Firmas – Nada domina más nuestro tiempo que la ideología de los negocios. Una ideología que experimenta un enorme éxito porque se presenta como una técnica de alcance universal.
Luigino Bruni
Publicado en pdf Città Nuova (201 KB) del mes de junio de 2017
La dimensión religiosa del capitalismo no es nueva. Antes de que Max Weber o Carlos Marx nos lo dijeran claramente, cada uno a su manera, a principios del siglo XIX el francés Claude-Henri de Saint-Simon imaginó e hizo realidad una verdadera religión de los empresarios, de los capitalistas y de la ciencia, que tuvo notable éxito y adeptos en toda Europa. En una famosa carta escribía: «La pasada noche escuché estas palabras: “Roma renunciará a la pretensión de ser el centro de mi iglesia; el papa, los cardenales, los obispos y los curas dejarán de hablar en mi nombre… Que sepas que Yo hice que Newton se sentara a mi lado y le confié la dirección de la inteligencia humana y la guía de los habitantes de todos los planetas…
Cada consejo construirá un templo que albergará un mausoleo en honor de Newton… Cada fiel que resida a menos de un día de camino del tempo bajará una vez al año al mausoleo de Newton. … En los alrededores del templo se construirán laboratorios, talleres y un colegio. Todo lujo estará reservado al templo…”». (Cartas de un habitante de Ginebra a sus contemporáneos, 1803). Saint-Simon fundó una verdadera y nueva religión universal y laica, donde los sumos sacerdotes eran los científicos, los ingenieros y los industriales. Marx lo incluyó entre los autores utópicos. Pero en realidad, si leemos bien sus ideas y su movimiento, deberíamos decir que más que de utopía se trataba de una especie de profecía, si tenemos en cuenta en qué se ha convertido hoy el capitalismo que el autor francés observaba en la primera fase de su desarrollo. Con algunas diferencias: la alianza entre técnica y capital, en tiempos de Saint-Simon todavía incipiente, hoy se ha potenciado y radicalizado, pero sus sacerdotes no han sido los ingenieros ni los productores. Su puesto lo han ocupado los financieros y sobre todo los ejecutivos. En el centro del templo no está el dios-productor sino el dios-consumidor.

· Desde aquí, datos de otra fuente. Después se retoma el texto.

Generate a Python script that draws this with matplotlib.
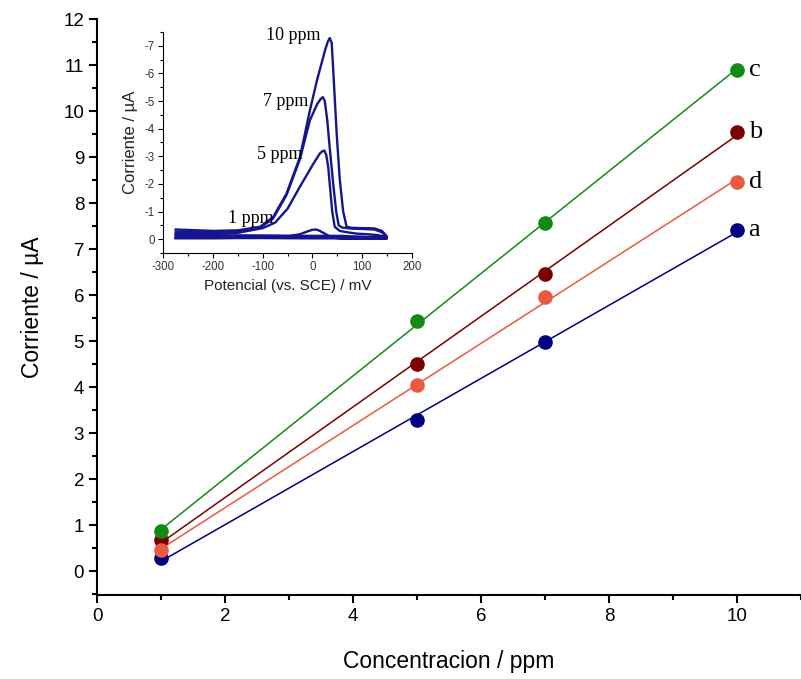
import numpy as np
import matplotlib
matplotlib.use('Agg')
import matplotlib.pyplot as plt
from matplotlib.ticker import MultipleLocator, FuncFormatter

# Calibration data (main plot)
conc = [1, 5, 7, 10]
series_labels = ['a', 'b', 'c', 'd']
current_a = [0.28, 3.28, 4.99, 7.42]
current_b = [0.67, 4.51, 6.45, 9.55]
current_c = [0.87, 5.44, 7.57, 10.90]
current_d = [0.46, 4.05, 5.95, 8.46]
series_colors = {'a': '#000080', 'b': '#7a0000', 'c': '#138a13', 'd': '#ea5a40'}

# Inset voltammograms (potential in mV, current in uA)
E_10 = [-275, -200, -150, -105, -79, -52, -25, -5, 10, 25, 31, 35, 39, 43, 49, 55, 62, 69, 80, 100, 125, 140, 150,
        150, 120, 80, 60, 0, -100, -200, -275]
I_10 = [-0.35, -0.3, -0.32, -0.45, -0.8, -1.65, -2.97, -4.66, -5.8, -6.8, -7.15, -7.28, -7.1, -5.8, -3.8, -2.2, -1.0,
        -0.45, -0.41, -0.4, -0.39, -0.3, -0.1, -0.06, -0.08, -0.1, -0.12, -0.12, -0.13, -0.14, -0.15]
E_7 = [-275, -200, -150, -105, -79, -52, -25, -5, 10, 17, 21, 25, 30, 35, 42, 48, 53, 60, 80, 100, 125, 140, 150,
       150, 120, 80, 60, 0, -100, -200, -275]
I_7 = [-0.28, -0.25, -0.28, -0.42, -0.75, -1.6, -2.9, -4.3, -4.9, -5.08, -5.14, -5.0, -4.3, -3.3, -2.0, -1.0, -0.5,
       -0.42, -0.38, -0.37, -0.35, -0.25, -0.08, -0.05, -0.07, -0.08, -0.1, -0.1, -0.12, -0.13, -0.15]
E_5 = [-275, -200, -150, -100, -75, -50, -25, 2, 15, 20, 24, 28, 32, 36, 40, 45, 55, 70, 90, 110, 130, 145, 150,
       150, 120, 80, 60, 0, -100, -200, -275]
I_5 = [-0.22, -0.2, -0.23, -0.4, -0.6, -1.1, -1.9, -2.73, -3.1, -3.18, -3.21, -3.05, -2.6, -1.8, -1.0, -0.45, -0.3,
       -0.25, -0.2, -0.18, -0.15, -0.1, -0.05, -0.04, -0.05, -0.06, -0.06, -0.07, -0.08, -0.1, -0.12]
E_1 = [-275, -200, -100, -50, -25, -10, 0, 8, 15, 25, 35, 45, 60, 100, 150,
       150, 100, 0, -100, -200, -275]
I_1 = [-0.04, -0.04, -0.06, -0.1, -0.18, -0.28, -0.34, -0.35, -0.3, -0.2, -0.1, -0.05, -0.03, -0.03, -0.03,
       -0.02, -0.03, -0.03, -0.04, -0.04, -0.04]
curve_labels = ['10 ppm', '7 ppm', '5 ppm', '1 ppm']

plt.rcParams['font.family'] = ['Liberation Sans', 'DejaVu Sans']

fig = plt.figure(figsize=(8.01, 6.79), dpi=100)
ax = fig.add_axes([0.1215, 0.1237, 0.8785, 0.848])

data = {'a': current_a, 'b': current_b, 'c': current_c, 'd': current_d}
xfit = np.array([1, 10])
for lab in series_labels:
    y = data[lab]
    col = series_colors[lab]
    m, b0 = np.polyfit(conc, y, 1)
    ax.plot(xfit, m * xfit + b0, color=col, lw=1.1, zorder=2)
    ax.plot(conc, y, 'o', color=col, ms=9.5, zorder=3)
    ax.text(conc[-1] + 0.18, y[-1], lab, family='Liberation Serif', fontsize=19,
            va='center', ha='left')

ax.set_xlim(0, 11)
ax.set_ylim(-0.52, 12)
ax.xaxis.set_major_locator(MultipleLocator(2))
ax.xaxis.set_minor_locator(MultipleLocator(1))
ax.yaxis.set_major_locator(MultipleLocator(1))
ax.yaxis.set_minor_locator(MultipleLocator(0.5))
for s in ['top', 'right']:
    ax.spines[s].set_visible(False)
for s in ['left', 'bottom']:
    ax.spines[s].set_linewidth(1.5)
ax.tick_params(which='major', direction='out', length=6, width=1.5, labelsize=13.5, colors='black')
ax.tick_params(which='minor', direction='out', length=3.5, width=1.5)
ax.set_xlabel('Concentracion / ppm', fontsize=16.5, labelpad=18)
ax.set_ylabel('Corriente / µA', fontsize=16.5, labelpad=14)

# Inset
ins = fig.add_axes([0.2039, 0.6274, 0.3101, 0.3255])
for E, I in [(E_10, I_10), (E_7, I_7), (E_5, I_5), (E_1, I_1)]:
    ins.plot(E, I, color='#15158f', lw=1.7, solid_joinstyle='round')
ins.set_xlim(-300, 200)
ins.set_ylim(0.5, -7.5)
ins.xaxis.set_major_locator(MultipleLocator(100))
ins.xaxis.set_minor_locator(MultipleLocator(50))
ins.yaxis.set_major_locator(MultipleLocator(1))
ins.yaxis.set_minor_locator(MultipleLocator(0.5))
ins.yaxis.set_major_formatter(FuncFormatter(lambda v, p: '%d' % v))
ins.xaxis.set_major_formatter(FuncFormatter(lambda v, p: '%d' % v))
for s in ['top', 'right']:
    ins.spines[s].set_visible(False)
for s in ['left', 'bottom']:
    ins.spines[s].set_linewidth(0.8)
ins.tick_params(which='major', direction='out', length=3.5, width=0.8, labelsize=8.3,
                labelcolor='#333333', pad=2.5)
ins.tick_params(which='minor', direction='out', length=2, width=0.8)
ins.set_xlabel('Potencial (vs. SCE) / mV', fontsize=11, labelpad=4, color='#222222')
ins.set_ylabel('Corriente / µA', fontsize=12, labelpad=5, color='#222222')
ins.patch.set_alpha(0)

label_pos = [(-93, -7.36), (-99, -5.0), (-112, -3.07), (-170, -0.76)]
for txt, (xx, yy) in zip(curve_labels, label_pos):
    ins.text(xx, yy, txt, family='Liberation Serif', fontsize=13, ha='left', va='center')

fig.savefig('out.png', dpi=100)
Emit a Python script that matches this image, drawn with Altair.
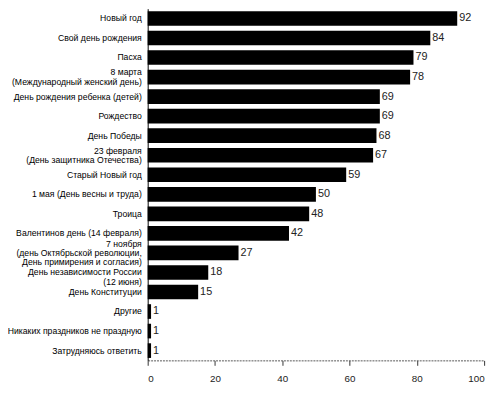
import altair as alt
import pandas as pd

categories = [
    "Новый год",
    "Свой день рождения",
    "Пасха",
    "8 марта|(Международный женский день)",
    "День рождения ребенка (детей)",
    "Рождество",
    "День Победы",
    "23 февраля|(День защитника Отечества)",
    "Старый Новый год",
    "1 мая (День весны и труда)",
    "Троица",
    "Валентинов день (14 февраля)",
    "7 ноября|(день Октябрьской революции,|День примирения и согласия)",
    "День независимости России|(12 июня)",
    "День Конституции",
    "Другие",
    "Никаких праздников не праздную",
    "Затрудняюсь ответить",
]
values = [92, 84, 79, 78, 69, 69, 68, 67, 59, 50, 48, 42, 27, 18, 15, 1, 1, 1]
x_ticks = [0, 20, 40, 60, 80, 100]

df = pd.DataFrame({"cat": categories, "val": values})
df["nlines"] = df["cat"].str.count(r"\|") + 1

LH = 9.5
FONT = "Liberation Sans"
LOW_LABEL = "День независимости России|(12 июня)"

y_scale = alt.Scale(paddingInner=0.25, paddingOuter=0.125, range=[-2.5, 355])

y_enc = alt.Y("cat:N", sort=categories, title=None, scale=y_scale,
              axis=alt.Axis(labels=False, ticks=False, domainColor="#000", title=None))
x_enc = alt.X(
    "val:Q",
    title=None,
    scale=alt.Scale(domain=[0, 100], nice=False),
    axis=alt.Axis(
        values=x_ticks,
        grid=False,
        tickSize=5,
        tickColor="#333",
        domainColor="#555",
        domainDash=[2, 1],
        labelFontSize=10,
        labelFont=FONT,
        labelColor="#222",
        labelPadding=8,
    ),
)

bars = alt.Chart(df).mark_bar(color="#000").encode(x=x_enc, y=y_enc)
text = alt.Chart(df).mark_text(
    align="left", baseline="middle", dx=2, fontSize=11, font=FONT, color="#222"
).encode(x="val:Q", y=alt.Y("cat:N", sort=categories), text="val:Q")


def label_layer(filt, dy):
    return (
        alt.Chart(df)
        .transform_filter(filt)
        .mark_text(
            align="right", baseline="middle", fontSize=8.8, font=FONT, color="#000",
            lineBreak="|", lineHeight=LH, dy=dy,
        )
        .encode(x=alt.value(-6), y=alt.Y("cat:N", sort=categories), text="cat:N")
    )


label_layers = [
    label_layer(alt.datum.nlines == 1, 0),
    label_layer((alt.datum.nlines == 2) & (alt.datum.cat != LOW_LABEL), -LH / 2),
    label_layer(alt.datum.cat == LOW_LABEL, 0),
    label_layer(alt.datum.nlines == 3, -LH),
]

chart = (
    alt.layer(bars, text, *label_layers)
    .properties(
        width=342,
        height=355,
        autosize=alt.AutoSizeParams(type="none"),
        padding={"left": 142, "top": 0, "right": 8, "bottom": 33},
    )
    .configure_view(stroke=None)
)

chart.save("out.html", embed_options={"renderer": "svg", "actions": False})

Nada domina más nuestro tiempo que la ideología de los negocios. Una ideología producida y generada en las escuelas de negocios de todo el mundo, que tiene un enorme éxito porque no se presenta como una ideología o una religión (aunque lo sea), sino como una técnica y por consiguiente con alcance universal.
Los mismos instrumentos de dirección se aplican en Dallas y en Nairobi, en Milán y en Siberia, puesto que las técnicas no dependen de la cultura ni del carácter de los pueblos: un automóvil o un lavavajillas funcionan de la misma manera en todo el mundo, con alguna particularidad por lo que respecta a los neumáticos o al anticongelante. Lo mismo ocurre con las multinacionales capitalistas y las comunidades de monjas: se dice que todas son empresas y, si es así, todas son iguales. Bajo el universalismo de la técnica, se transmite una visión determinada del mundo, de la persona (individuo) y de las relaciones sociales. Una visión que, como todas las religiones, tiene sus dogmas. Los principales se llaman meritocracia e incentivos. Con la meritocracia se legitima la desigualdad, porque los talentos no son interpretados como don sino como mérito individual. De este dogma se deriva la idea, cada vez más extendida, de que los pobres carecen de méritos y por tanto son culpables, y si es así no tenemos ninguna obligación moral de socorrerles. Como mucho, podemos pagar a alguna ONG para que se encargue de ellos y no nos molesten. Después, el dogma del incentivo toma como punto de partida el presupuesto de que los seres humanos solo se comprometen si están adecuadamente incentivados con contratos y dinero, pues son incapaces de trabajar bien únicamente pro virtud o deber ético.
En nombre de la técnica, esta ideología-religión-idolatría está entrando en la política, en los colegios, en la sanidad, en las iglesias. Y con ella está ganando terreno una visión pobre y pequeña de la persona, mermada en virtudes y motivaciones intrínsecas. Los seres humanos tienen muchos méritos, muchos más de los que ven y recompensan las empresas.
Ciertamente responden a los incentivos, pero antes responden ante su propia conciencia; responden al honor, al respeto y a la dignidad, incluso en el mundo del trabajo. Mientras sigamos produciendo visiones reduccionistas de los hombres y de las mujeres, seguiremos generando lugares de trabajo y de vida demasiado pequeños para ese animal enfermo de infinito que se llama homo sapiens.